**AIM OF THE EXERCISE**
From the first line of the data below through the line bearing "from bokeh.resources import INLINE", reproduce each line exactly; do not include pictures.

(Source code of charts)
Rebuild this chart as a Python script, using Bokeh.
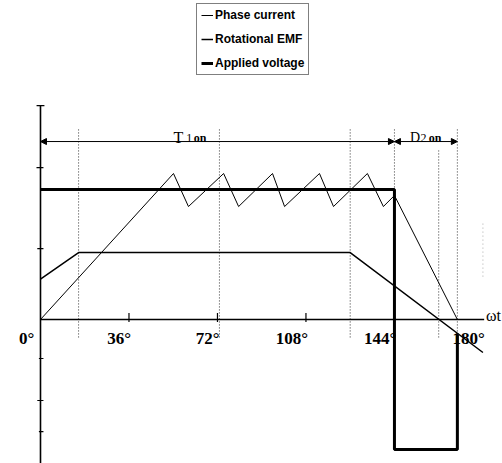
from bokeh.plotting import figure
from bokeh.models import Range1d, Arrow, NormalHead, Legend, LegendItem
from bokeh.core.properties import value
from bokeh.embed import file_html
from bokeh.resources import INLINE

# ---- data (x in electrical degrees, y in per-unit) ----
current_deg = [0, 54.1, 60.2, 74.5, 80.6, 94.4, 99.3, 113.5, 119.2, 133.0, 139.5, 144.0, 169.6]
current_val = [0, 1.123, 0.869, 1.123, 0.869, 1.123, 0.869, 1.123, 0.869, 1.123, 0.869, 0.954, 0]
emf_deg = [0, 15.5, 126, 180]
emf_val = [0.31, 0.515, 0.515, -0.254]
volt_deg = [0, 144, 144, 169.6, 169.6]
volt_val = [1, 1, -1, -1, -0.12]
tick_deg = [0, 36, 72, 108, 144, 180]
tick_labels = ["0°", "36°", "72°", "108°", "144°", "180°"]
guide_deg = [15.5, 72.8, 126, 144, 162, 169.6]
guide_top = [1.477, 1.477, 1.477, 1.477, 1.30, 1.477]
t1_span = [0, 144]
d2_span = [144, 169.6]
ytick_val = [1.169, 0.546, -0.3, -0.623, -0.862]
ytick_len = [4, 3.2, 1.6, 3.2, 1.6]
y_axis_top = 1.646
y_axis_bottom = -1.2
arrow_level = 1.369

p = figure(width=502, height=463, output_backend="svg", toolbar_location=None,
           x_range=Range1d(-16.27, 187.96), y_range=Range1d(-1.1077, 2.454),
           x_axis_location=None, y_axis_location=None, min_border=0)
p.grid.visible = False
p.outline_line_color = None
p.background_fill_color = "white"
p.border_fill_color = "white"

# dotted guide lines
p.segment(x0=guide_deg, y0=[-0.138] * len(guide_deg), x1=guide_deg, y1=guide_top,
          line_color="#333333", line_dash="1 2", line_width=1)
p.segment(x0=[180], y0=[0.33], x1=[180], y1=[0.75], line_color="#aaaaaa",
          line_dash="1 3", line_width=1)

# axes drawn as lines
p.segment(x0=[0], y0=[y_axis_bottom], x1=[0], y1=[y_axis_top], line_color="black", line_width=1.6)
p.segment(x0=[-1.6], y0=[y_axis_top], x1=[1.6], y1=[y_axis_top], line_color="black", line_width=1.2)
p.segment(x0=[0], y0=[0], x1=[180.5], y1=[0], line_color="black", line_width=1.3)
p.segment(x0=[-l / 2.458 for l in ytick_len], y0=ytick_val,
          x1=[1.2] * len(ytick_val), y1=ytick_val, line_color="black", line_width=1.2)
p.segment(x0=tick_deg[1:5], y0=[-0.02] * 4, x1=tick_deg[1:5], y1=[0.05] * 4,
          line_color="black", line_width=1.2)

# tick labels
lab_x = [tick_deg[0] - 2.5] + [d + 0.8 for d in tick_deg[1:]]
p.text(x=lab_x, y=[-0.146] * len(tick_labels), text=tick_labels,
       text_align="right", text_baseline="alphabetic",
       text_font=value("Liberation Serif"), text_font_size="17px",
       text_font_style="bold", text_color="black")
p.text(x=[187.3], y=[0.031], text=["ωt"], text_align="right", text_baseline="alphabetic",
       text_font=value("Liberation Serif"), text_font_size="16px", text_color="black")

# curves
r_volt = p.line(volt_deg, volt_val, line_color="black", line_width=3)
r_emf = p.line(emf_deg, emf_val, line_color="black", line_width=1.5)
r_cur = p.line(current_deg, current_val, line_color="black", line_width=1)

# interval arrows
for span in (t1_span, d2_span):
    p.add_layout(Arrow(start=NormalHead(size=6, fill_color="black", line_color="black", line_width=1),
                       end=NormalHead(size=6, fill_color="black", line_color="black", line_width=1),
                       x_start=span[0], y_start=arrow_level, x_end=span[1], y_end=arrow_level,
                       line_color="black", line_width=1))

# interval labels
serif = value("Liberation Serif")
p.text(x=[54.1], y=[1.4], text=["T"], text_font=serif, text_font_size="16px",
       text_baseline="alphabetic", text_color="black")
p.text(x=[59.3], y=[1.4], text=["1"], text_font=serif, text_font_size="12px",
       text_baseline="alphabetic", text_color="black")
p.text(x=[62.4], y=[1.4], text=["on"], text_font=serif, text_font_size="12px",
       text_font_style="bold", text_baseline="alphabetic", text_color="black")
p.text(x=[150.3], y=[1.4], text=["D"], text_font=serif, text_font_size="14px",
       text_baseline="alphabetic", text_color="black")
p.text(x=[154.6], y=[1.4], text=["2"], text_font=serif, text_font_size="12px",
       text_baseline="alphabetic", text_color="black")
p.text(x=[158.0], y=[1.4], text=["on"], text_font=serif, text_font_size="12px",
       text_font_style="bold", text_baseline="alphabetic", text_color="black")

legend = Legend(items=[LegendItem(label="Phase current", renderers=[r_cur]),
                       LegendItem(label="Rotational EMF", renderers=[r_emf]),
                       LegendItem(label="Applied voltage", renderers=[r_volt])],
                location=(196, 388), margin=0, padding=4, spacing=10,
                glyph_width=12, glyph_height=12, label_height=12, label_standoff=2,
                label_text_font="Liberation Sans", label_text_font_size="12px",
                label_text_font_style="bold", label_text_color="black",
                border_line_color="black", border_line_width=1,
                background_fill_color="white", background_fill_alpha=1)
p.add_layout(legend)

open("out.html", "w").write(file_html(p, INLINE))
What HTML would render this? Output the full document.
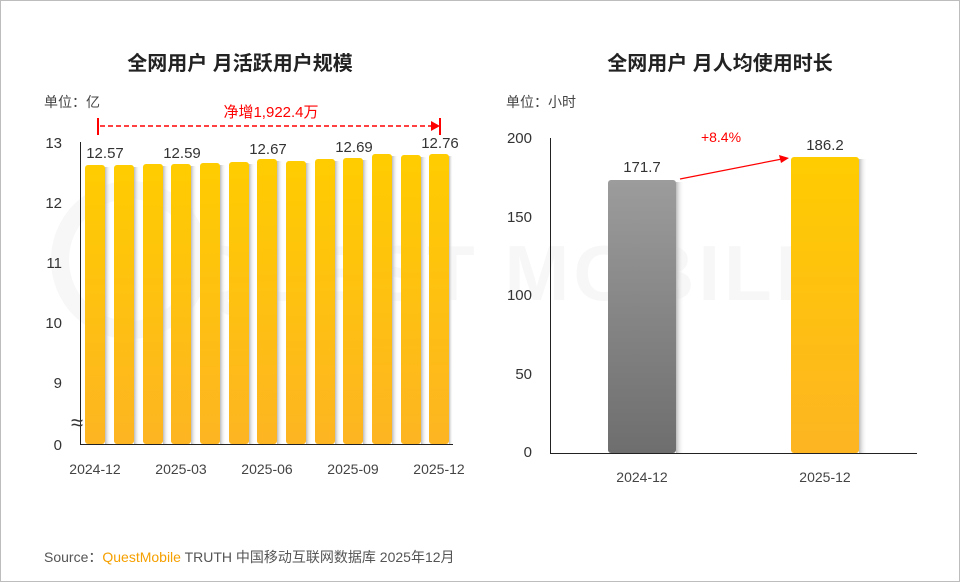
<!DOCTYPE html>
<html><head><meta charset="utf-8"><style>
html,body{margin:0;padding:0;background:#fff}
svg{display:block;font-family:"Liberation Sans","Noto Sans CJK SC",sans-serif}
</style></head><body>
<svg width="960" height="582" viewBox="0 0 960 582">
<defs>
<linearGradient id="yl" x1="0" y1="0" x2="0" y2="1"><stop offset="0" stop-color="#ffcc00"/><stop offset="1" stop-color="#fdb522"/></linearGradient>
<linearGradient id="gr" x1="0" y1="0" x2="0" y2="1"><stop offset="0" stop-color="#9c9c9c"/><stop offset="1" stop-color="#6e6e6e"/></linearGradient>
<linearGradient id="sh" x1="0" y1="0" x2="1" y2="0"><stop offset="0" stop-color="#bbb"/><stop offset="1" stop-color="#fff" stop-opacity="0"/></linearGradient>
</defs>
<rect x="0.5" y="0.5" width="959" height="581" fill="#fff" stroke="#bdbdbd"/>
<g fill="#f7f7f7" font-size="78" font-weight="bold"><text x="190" y="300" letter-spacing="4">QUEST MOBILE</text></g>
<circle cx="130" cy="260" r="70" fill="none" stroke="#f7f7f7" stroke-width="18"/>
<text x="240" y="70" font-size="20" font-weight="bold" text-anchor="middle" fill="#222">全网用户 月活跃用户规模</text>
<text x="720" y="70" font-size="20" font-weight="bold" text-anchor="middle" fill="#222">全网用户 月人均使用时长</text>
<text x="44" y="107" font-size="14" fill="#444">单位：亿</text>
<text x="506" y="107" font-size="14" fill="#444">单位：小时</text>
<text x="271" y="117" font-size="15" fill="#f00" text-anchor="middle">净增1,922.4万</text>
<line x1="98" y1="118" x2="98" y2="135" stroke="#f00" stroke-width="2"/>
<line x1="440" y1="118" x2="440" y2="135" stroke="#f00" stroke-width="2"/>
<line x1="100" y1="126" x2="432" y2="126" stroke="#f00" stroke-width="1.5" stroke-dasharray="5,3"/>
<polygon points="440,126 431,121 431,131" fill="#f00"/>
<g font-size="15" fill="#333" text-anchor="end">
<text x="62" y="148">13</text><text x="62" y="208">12</text><text x="62" y="268">11</text><text x="62" y="328">10</text><text x="62" y="388">9</text><text x="62" y="450">0</text>
</g>
<g fill="url(#sh)">
<rect x="105" y="167" width="6" height="277"/><rect x="134" y="167" width="6" height="277"/><rect x="163" y="166" width="6" height="278"/><rect x="191" y="166" width="6" height="278"/><rect x="220" y="165" width="6" height="279"/><rect x="249" y="164" width="6" height="280"/><rect x="277" y="161" width="6" height="283"/><rect x="306" y="163" width="6" height="281"/><rect x="335" y="161" width="6" height="283"/><rect x="363" y="160" width="6" height="284"/><rect x="392" y="156" width="6" height="288"/><rect x="421" y="157" width="6" height="287"/><rect x="449" y="156" width="4" height="288"/>
</g>
<g fill="url(#yl)">
<rect x="85" y="165" width="20" height="279" rx="3"/><rect x="114" y="165" width="20" height="279" rx="3"/><rect x="143" y="164" width="20" height="280" rx="3"/><rect x="171" y="164" width="20" height="280" rx="3"/><rect x="200" y="163" width="20" height="281" rx="3"/><rect x="229" y="162" width="20" height="282" rx="3"/><rect x="257" y="159" width="20" height="285" rx="3"/><rect x="286" y="161" width="20" height="283" rx="3"/><rect x="315" y="159" width="20" height="285" rx="3"/><rect x="343" y="158" width="20" height="286" rx="3"/><rect x="372" y="154" width="20" height="290" rx="3"/><rect x="401" y="155" width="20" height="289" rx="3"/><rect x="429" y="154" width="20" height="290" rx="3"/>
</g>
<line x1="80.5" y1="142" x2="80.5" y2="444" stroke="#222"/>
<line x1="80" y1="444.5" x2="453" y2="444.5" stroke="#222"/>
<text x="71" y="430" font-size="22" fill="#333">≈</text>
<g font-size="15" fill="#333" text-anchor="middle">
<text x="105" y="158">12.57</text><text x="182" y="158">12.59</text><text x="268" y="154">12.67</text><text x="354" y="152">12.69</text><text x="440" y="148">12.76</text>
</g>
<g font-size="14" fill="#444" text-anchor="middle">
<text x="95" y="474">2024-12</text><text x="181" y="474">2025-03</text><text x="267" y="474">2025-06</text><text x="353" y="474">2025-09</text><text x="439" y="474">2025-12</text>
</g>
<g font-size="15" fill="#333" text-anchor="end">
<text x="532" y="143">200</text><text x="532" y="222">150</text><text x="532" y="300">100</text><text x="532" y="379">50</text><text x="532" y="457">0</text>
</g>
<rect x="676" y="182" width="8" height="271" fill="url(#sh)"/>
<rect x="859" y="159" width="8" height="294" fill="url(#sh)"/>
<rect x="608" y="180" width="68" height="273" rx="3" fill="url(#gr)"/>
<rect x="791" y="157" width="68" height="296" rx="3" fill="url(#yl)"/>
<line x1="550.5" y1="138" x2="550.5" y2="453" stroke="#222"/>
<line x1="550" y1="453.5" x2="917" y2="453.5" stroke="#222"/>
<text x="642" y="172" font-size="15" fill="#333" text-anchor="middle">171.7</text>
<text x="825" y="150" font-size="15" fill="#333" text-anchor="middle">186.2</text>
<text x="721" y="142" font-size="14" fill="#f00" text-anchor="middle">+8.4%</text>
<line x1="680" y1="179" x2="782" y2="159" stroke="#f00" stroke-width="1.2"/>
<polygon points="789,158 779,155 781,163" fill="#f00"/>
<g font-size="14" fill="#444" text-anchor="middle">
<text x="642" y="482">2024-12</text><text x="825" y="482">2025-12</text>
</g>
<text x="44" y="562" font-size="14" fill="#555">Source：<tspan fill="#f5a000">QuestMobile</tspan> TRUTH 中国移动互联网数据库 2025年12月</text>
</svg>
</body></html>
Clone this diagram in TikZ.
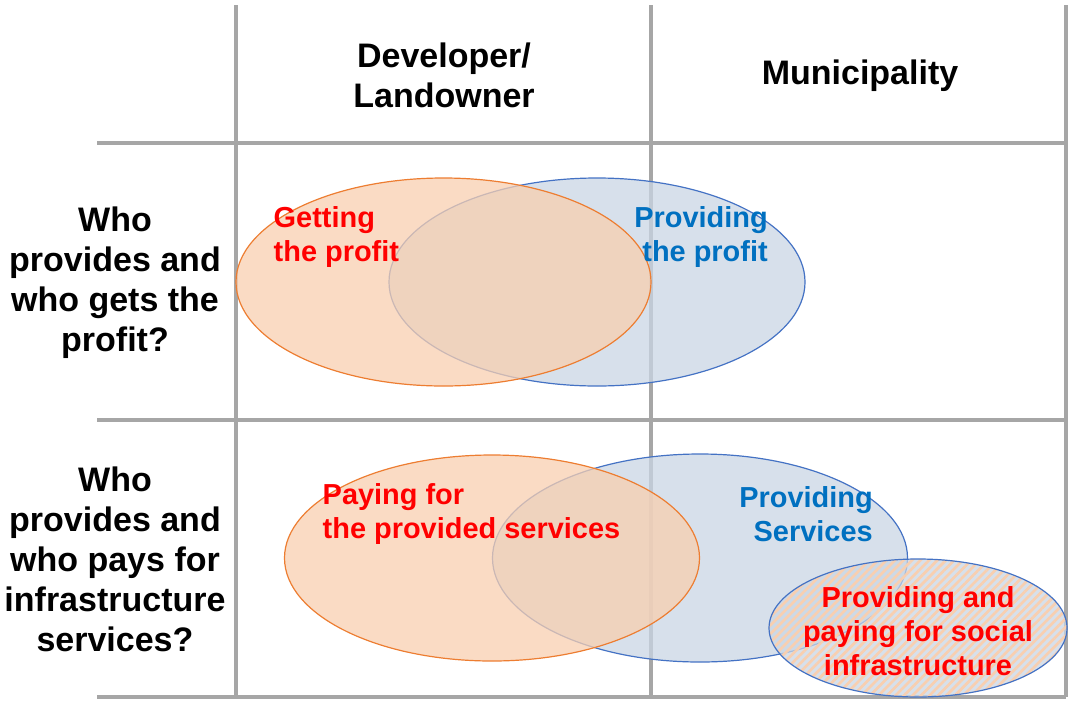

**TASK RESPONSE**
Rebuild this chart as a Python script, using Bokeh.
from bokeh.plotting import figure
from bokeh.models import Range1d, Arrow, NormalHead, Legend, LegendItem
from bokeh.core.properties import value
from bokeh.embed import file_html
from bokeh.resources import INLINE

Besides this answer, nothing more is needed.